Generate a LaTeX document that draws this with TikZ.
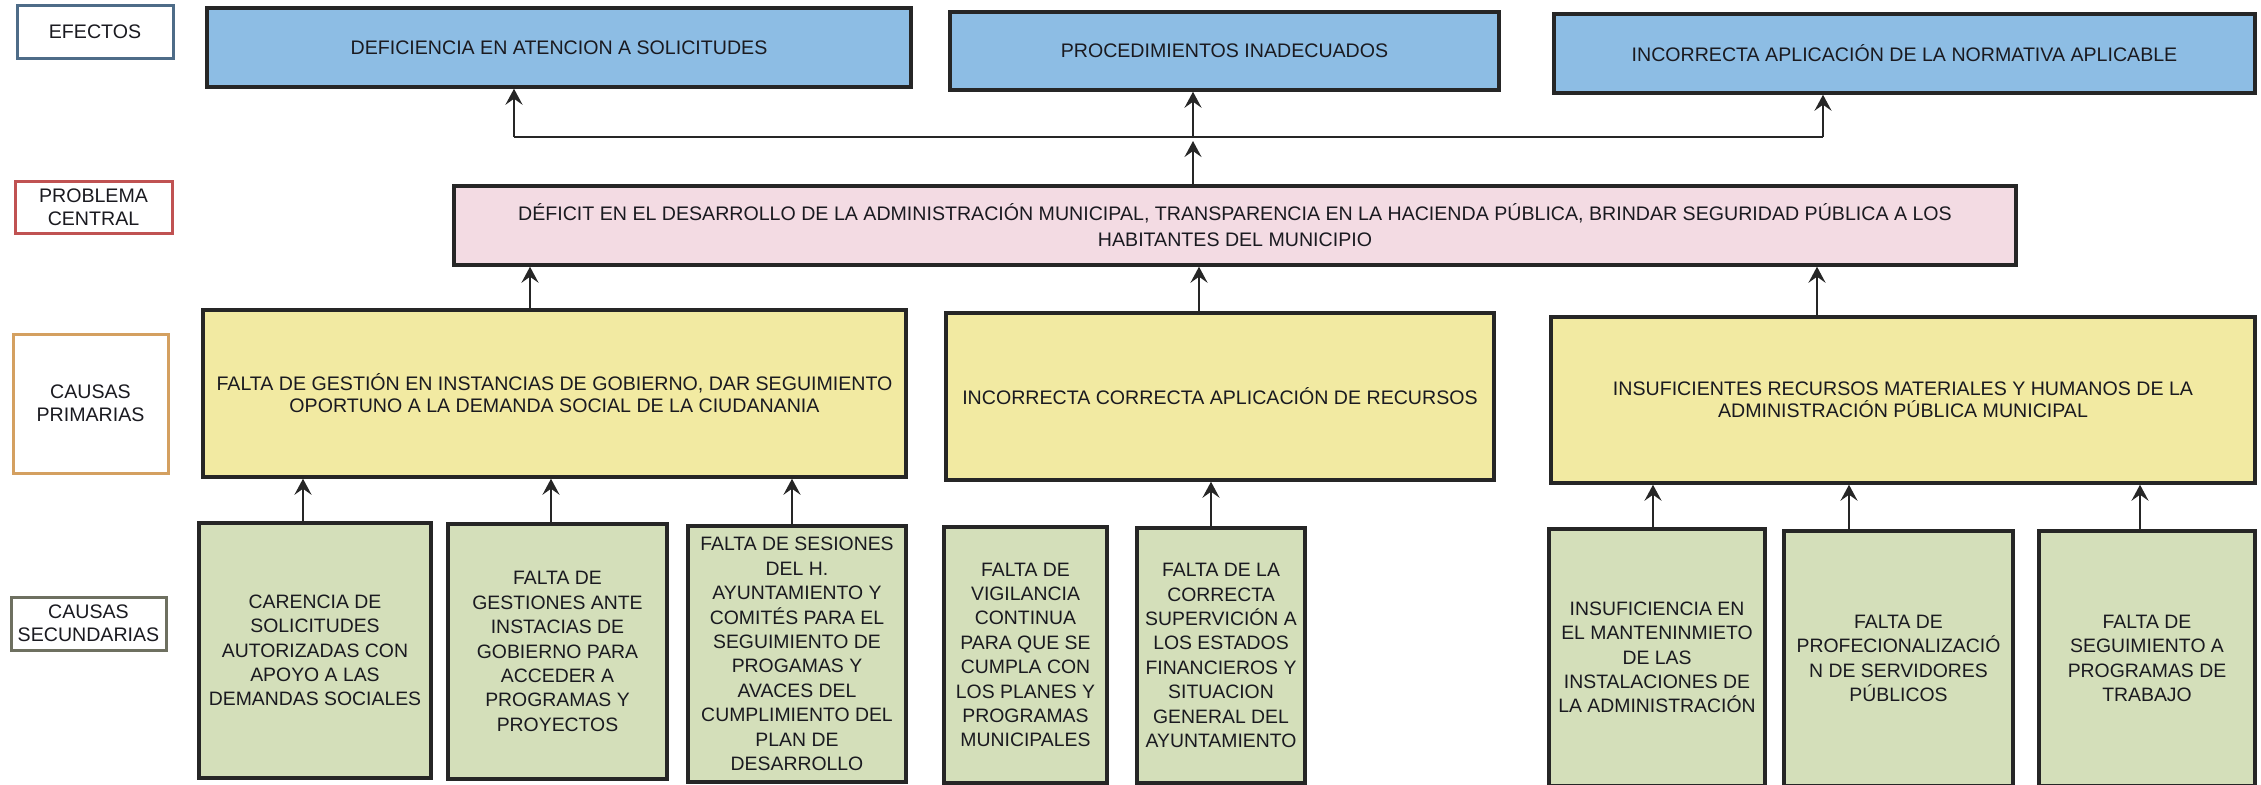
\documentclass[tikz,border=0pt]{standalone}
\usepackage{fontspec}
\setmainfont{Liberation Sans}
\usetikzlibrary{arrows.meta}
\definecolor{efblue}{RGB}{141,189,228}
\definecolor{prpink}{RGB}{243,219,227}
\definecolor{pcyellow}{RGB}{242,234,162}
\definecolor{scgreen}{RGB}{212,223,186}
\definecolor{edgecol}{RGB}{38,38,38}
\definecolor{txtcol}{RGB}{26,26,32}
\definecolor{labblue}{RGB}{78,108,136}
\definecolor{labred}{RGB}{192,82,82}
\definecolor{laborange}{RGB}{212,160,96}
\definecolor{labgray}{RGB}{110,112,96}
\tikzset{
  box/.style={draw=edgecol, line width=1.7pt, align=center, inner sep=1pt, text=txtcol},
  effbox/.style={box, fill=efblue, font=\fontsize{9.8}{12.5}\selectfont},
  probbox/.style={box, fill=prpink, font=\fontsize{9.8}{13}\selectfont},
  primbox/.style={box, fill=pcyellow, font=\fontsize{9.8}{11}\selectfont},
  secbox/.style={box, fill=scgreen, inner xsep=0pt, font=\fontsize{9.7}{12.2}\selectfont},
  labbox/.style={draw, line width=1.5pt, fill=white, align=center, inner sep=1pt, text=txtcol, font=\fontsize{9.8}{11.7}\selectfont},
  conn/.style={draw=edgecol, line width=1.4pt},
  arr/.style={conn, -{Stealth[length=8pt,width=8.5pt,inset=3pt]}}
}
\begin{document}
\begin{tikzpicture}[x=0.5pt,y=-0.5pt]
\useasboundingbox (0,0) rectangle (2261,784);
% labels column
\node[labbox, draw=labblue, minimum width=78pt, minimum height=26.5pt] (L1) at (95,31.5) {EFECTOS};
\node[labbox, draw=labred, minimum width=78.5pt, minimum height=26pt] (L2) at (93.5,207) {PROBLEMA\\CENTRAL};
\node[labbox, draw=laborange, minimum width=77.5pt, minimum height=69.5pt] (L3) at (90.5,403.5) {CAUSAS\\PRIMARIAS};
\node[labbox, draw=labgray, minimum width=77.5pt, minimum height=26.5pt] (L4) at (88.5,623.5) {CAUSAS\\SECUNDARIAS};
% effects
\node[effbox, minimum width=352pt, minimum height=39.5pt] (E1) at (559,47.5) {DEFICIENCIA EN ATENCION A SOLICITUDES};
\node[effbox, minimum width=274.5pt, minimum height=39pt] (E2) at (1224.5,51) {PROCEDIMIENTOS INADECUADOS};
\node[effbox, minimum width=350.5pt, minimum height=39.5pt] (E3) at (1904.5,53.5) {INCORRECTA APLICACIÓN DE LA NORMATIVA APLICABLE};
% central problem
\node[probbox, minimum width=781pt, minimum height=39.5pt] (PR) at (1235,225.5) {DÉFICIT EN EL DESARROLLO DE LA ADMINISTRACIÓN MUNICIPAL, TRANSPARENCIA EN LA HACIENDA PÚBLICA, BRINDAR SEGURIDAD PÚBLICA A LOS\\HABITANTES DEL MUNICIPIO};
% primary causes
\node[primbox, minimum width=351.5pt, minimum height=83.5pt] (P1) at (554.5,393.5) {FALTA DE GESTIÓN EN INSTANCIAS DE GOBIERNO, DAR SEGUIMIENTO\\OPORTUNO A LA DEMANDA SOCIAL DE LA CIUDANANIA};
\node[primbox, minimum width=274pt, minimum height=83.5pt] (P2) at (1220,396.5) {INCORRECTA CORRECTA APLICACIÓN DE RECURSOS};
\node[primbox, minimum width=352pt, minimum height=83pt] (P3) at (1903,400) {INSUFICIENTES RECURSOS MATERIALES Y HUMANOS DE LA\\ADMINISTRACIÓN PÚBLICA MUNICIPAL};
% secondary causes
\node[secbox, minimum width=116pt, minimum height=127.5pt] (S1) at (315,650.5) {CARENCIA DE\\SOLICITUDES\\AUTORIZADAS CON\\APOYO A LAS\\DEMANDAS SOCIALES};
\node[secbox, minimum width=109.5pt, minimum height=127.5pt] (S2) at (557.5,651.5) {FALTA DE\\GESTIONES ANTE\\INSTACIAS DE\\GOBIERNO PARA\\ACCEDER A\\PROGRAMAS Y\\PROYECTOS};
\node[secbox, minimum width=109pt, minimum height=128pt] (S3) at (797,654) {FALTA DE SESIONES\\DEL H.\\AYUNTAMIENTO Y\\COMITÉS PARA EL\\SEGUIMIENTO DE\\PROGAMAS Y\\AVACES DEL\\CUMPLIMIENTO DEL\\PLAN DE\\DESARROLLO};
\node[secbox, minimum width=81.5pt, minimum height=128pt] (S4) at (1025.5,655) {FALTA DE\\VIGILANCIA\\CONTINUA\\PARA QUE SE\\CUMPLA CON\\LOS PLANES Y\\PROGRAMAS\\MUNICIPALES};
\node[secbox, minimum width=84pt, minimum height=127.5pt] (S5) at (1221,655.5) {FALTA DE LA\\CORRECTA\\SUPERVICIÓN A\\LOS ESTADOS\\FINANCIEROS Y\\SITUACION\\GENERAL DEL\\AYUNTAMIENTO};
\node[secbox, minimum width=108pt, minimum height=128.5pt] (S6) at (1657,657.5) {INSUFICIENCIA EN\\EL MANTENINMIETO\\DE LAS\\INSTALACIONES DE\\LA ADMINISTRACIÓN};
\node[secbox, minimum width=114.5pt, minimum height=127.5pt] (S7) at (1898.5,658.5) {FALTA DE\\PROFECIONALIZACIÓ\\N DE SERVIDORES\\PÚBLICOS};
\node[secbox, minimum width=108pt, minimum height=127.5pt] (S8) at (2147,658.5) {FALTA DE\\SEGUIMIENTO A\\PROGRAMAS DE\\TRABAJO};
% connector x positions
\coordinate (hl) at (514,137);
\coordinate (hm) at (1193,137);
\coordinate (hr) at (1823,137);
\coordinate (hmb) at (1193,141);
\coordinate (a1) at (530,0);
\coordinate (a2) at (1199,0);
\coordinate (a3) at (1817,0);
\coordinate (b1) at (303,0);
\coordinate (b2) at (551,0);
\coordinate (b3) at (792,0);
\coordinate (b5) at (1211,0);
\coordinate (b6) at (1653,0);
\coordinate (b7) at (1849,0);
\coordinate (b8) at (2140,0);
% effects connectors
\draw[conn] (hl) -- (hr);
\draw[arr] (hl) -- (E1.south -| hl);
\draw[arr] (hm) -- (E2.south -| hm);
\draw[arr] (hr) -- (E3.south -| hr);
\draw[arr] (PR.north -| hm) -- (hmb);
% primary to problem
\draw[arr] (P1.north -| a1) -- (PR.south -| a1);
\draw[arr] (P2.north -| a2) -- (PR.south -| a2);
\draw[arr] (P3.north -| a3) -- (PR.south -| a3);
% secondary to primary
\draw[arr] (S1.north -| b1) -- (P1.south -| b1);
\draw[arr] (S2.north -| b2) -- (P1.south -| b2);
\draw[arr] (S3.north -| b3) -- (P1.south -| b3);
\draw[arr] (S5.north -| b5) -- (P2.south -| b5);
\draw[arr] (S6.north -| b6) -- (P3.south -| b6);
\draw[arr] (S7.north -| b7) -- (P3.south -| b7);
\draw[arr] (S8.north -| b8) -- (P3.south -| b8);
\end{tikzpicture}
\end{document}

- - - - - - -

Reproduce the material above verbatim; omit every picture.

Solution >>
Generate a LaTeX document that draws this with TikZ.
\documentclass[tikz,border=0pt]{standalone}
\usepackage{fontspec}
\setmainfont{Liberation Sans}
\usetikzlibrary{arrows.meta}
\definecolor{efblue}{RGB}{141,189,228}
\definecolor{prpink}{RGB}{243,219,227}
\definecolor{pcyellow}{RGB}{242,234,162}
\definecolor{scgreen}{RGB}{212,223,186}
\definecolor{edgecol}{RGB}{38,38,38}
\definecolor{txtcol}{RGB}{26,26,32}
\definecolor{labblue}{RGB}{78,108,136}
\definecolor{labred}{RGB}{192,82,82}
\definecolor{laborange}{RGB}{212,160,96}
\definecolor{labgray}{RGB}{110,112,96}
\tikzset{
  box/.style={draw=edgecol, line width=1.7pt, align=center, inner sep=1pt, text=txtcol},
  effbox/.style={box, fill=efblue, font=\fontsize{9.8}{12.5}\selectfont},
  probbox/.style={box, fill=prpink, font=\fontsize{9.8}{13}\selectfont},
  primbox/.style={box, fill=pcyellow, font=\fontsize{9.8}{11}\selectfont},
  secbox/.style={box, fill=scgreen, inner xsep=0pt, font=\fontsize{9.7}{12.2}\selectfont},
  labbox/.style={draw, line width=1.5pt, fill=white, align=center, inner sep=1pt, text=txtcol, font=\fontsize{9.8}{11.7}\selectfont},
  conn/.style={draw=edgecol, line width=1.4pt},
  arr/.style={conn, -{Stealth[length=8pt,width=8.5pt,inset=3pt]}}
}
\begin{document}
\begin{tikzpicture}[x=0.5pt,y=-0.5pt]
\useasboundingbox (0,0) rectangle (2261,784);
% labels column
\node[labbox, draw=labblue, minimum width=78pt, minimum height=26.5pt] (L1) at (95,31.5) {EFECTOS};
\node[labbox, draw=labred, minimum width=78.5pt, minimum height=26pt] (L2) at (93.5,207) {PROBLEMA\\CENTRAL};
\node[labbox, draw=laborange, minimum width=77.5pt, minimum height=69.5pt] (L3) at (90.5,403.5) {CAUSAS\\PRIMARIAS};
\node[labbox, draw=labgray, minimum width=77.5pt, minimum height=26.5pt] (L4) at (88.5,623.5) {CAUSAS\\SECUNDARIAS};
% effects
\node[effbox, minimum width=352pt, minimum height=39.5pt] (E1) at (559,47.5) {DEFICIENCIA EN ATENCION A SOLICITUDES};
\node[effbox, minimum width=274.5pt, minimum height=39pt] (E2) at (1224.5,51) {PROCEDIMIENTOS INADECUADOS};
\node[effbox, minimum width=350.5pt, minimum height=39.5pt] (E3) at (1904.5,53.5) {INCORRECTA APLICACIÓN DE LA NORMATIVA APLICABLE};
% central problem
\node[probbox, minimum width=781pt, minimum height=39.5pt] (PR) at (1235,225.5) {DÉFICIT EN EL DESARROLLO DE LA ADMINISTRACIÓN MUNICIPAL, TRANSPARENCIA EN LA HACIENDA PÚBLICA, BRINDAR SEGURIDAD PÚBLICA A LOS\\HABITANTES DEL MUNICIPIO};
% primary causes
\node[primbox, minimum width=351.5pt, minimum height=83.5pt] (P1) at (554.5,393.5) {FALTA DE GESTIÓN EN INSTANCIAS DE GOBIERNO, DAR SEGUIMIENTO\\OPORTUNO A LA DEMANDA SOCIAL DE LA CIUDANANIA};
\node[primbox, minimum width=274pt, minimum height=83.5pt] (P2) at (1220,396.5) {INCORRECTA CORRECTA APLICACIÓN DE RECURSOS};
\node[primbox, minimum width=352pt, minimum height=83pt] (P3) at (1903,400) {INSUFICIENTES RECURSOS MATERIALES Y HUMANOS DE LA\\ADMINISTRACIÓN PÚBLICA MUNICIPAL};
% secondary causes
\node[secbox, minimum width=116pt, minimum height=127.5pt] (S1) at (315,650.5) {CARENCIA DE\\SOLICITUDES\\AUTORIZADAS CON\\APOYO A LAS\\DEMANDAS SOCIALES};
\node[secbox, minimum width=109.5pt, minimum height=127.5pt] (S2) at (557.5,651.5) {FALTA DE\\GESTIONES ANTE\\INSTACIAS DE\\GOBIERNO PARA\\ACCEDER A\\PROGRAMAS Y\\PROYECTOS};
\node[secbox, minimum width=109pt, minimum height=128pt] (S3) at (797,654) {FALTA DE SESIONES\\DEL H.\\AYUNTAMIENTO Y\\COMITÉS PARA EL\\SEGUIMIENTO DE\\PROGAMAS Y\\AVACES DEL\\CUMPLIMIENTO DEL\\PLAN DE\\DESARROLLO};
\node[secbox, minimum width=81.5pt, minimum height=128pt] (S4) at (1025.5,655) {FALTA DE\\VIGILANCIA\\CONTINUA\\PARA QUE SE\\CUMPLA CON\\LOS PLANES Y\\PROGRAMAS\\MUNICIPALES};
\node[secbox, minimum width=84pt, minimum height=127.5pt] (S5) at (1221,655.5) {FALTA DE LA\\CORRECTA\\SUPERVICIÓN A\\LOS ESTADOS\\FINANCIEROS Y\\SITUACION\\GENERAL DEL\\AYUNTAMIENTO};
\node[secbox, minimum width=108pt, minimum height=128.5pt] (S6) at (1657,657.5) {INSUFICIENCIA EN\\EL MANTENINMIETO\\DE LAS\\INSTALACIONES DE\\LA ADMINISTRACIÓN};
\node[secbox, minimum width=114.5pt, minimum height=127.5pt] (S7) at (1898.5,658.5) {FALTA DE\\PROFECIONALIZACIÓ\\N DE SERVIDORES\\PÚBLICOS};
\node[secbox, minimum width=108pt, minimum height=127.5pt] (S8) at (2147,658.5) {FALTA DE\\SEGUIMIENTO A\\PROGRAMAS DE\\TRABAJO};
% connector x positions
\coordinate (hl) at (514,137);
\coordinate (hm) at (1193,137);
\coordinate (hr) at (1823,137);
\coordinate (hmb) at (1193,141);
\coordinate (a1) at (530,0);
\coordinate (a2) at (1199,0);
\coordinate (a3) at (1817,0);
\coordinate (b1) at (303,0);
\coordinate (b2) at (551,0);
\coordinate (b3) at (792,0);
\coordinate (b5) at (1211,0);
\coordinate (b6) at (1653,0);
\coordinate (b7) at (1849,0);
\coordinate (b8) at (2140,0);
% effects connectors
\draw[conn] (hl) -- (hr);
\draw[arr] (hl) -- (E1.south -| hl);
\draw[arr] (hm) -- (E2.south -| hm);
\draw[arr] (hr) -- (E3.south -| hr);
\draw[arr] (PR.north -| hm) -- (hmb);
% primary to problem
\draw[arr] (P1.north -| a1) -- (PR.south -| a1);
\draw[arr] (P2.north -| a2) -- (PR.south -| a2);
\draw[arr] (P3.north -| a3) -- (PR.south -| a3);
% secondary to primary
\draw[arr] (S1.north -| b1) -- (P1.south -| b1);
\draw[arr] (S2.north -| b2) -- (P1.south -| b2);
\draw[arr] (S3.north -| b3) -- (P1.south -| b3);
\draw[arr] (S5.north -| b5) -- (P2.south -| b5);
\draw[arr] (S6.north -| b6) -- (P3.south -| b6);
\draw[arr] (S7.north -| b7) -- (P3.south -| b7);
\draw[arr] (S8.north -| b8) -- (P3.south -| b8);
\end{tikzpicture}
\end{document}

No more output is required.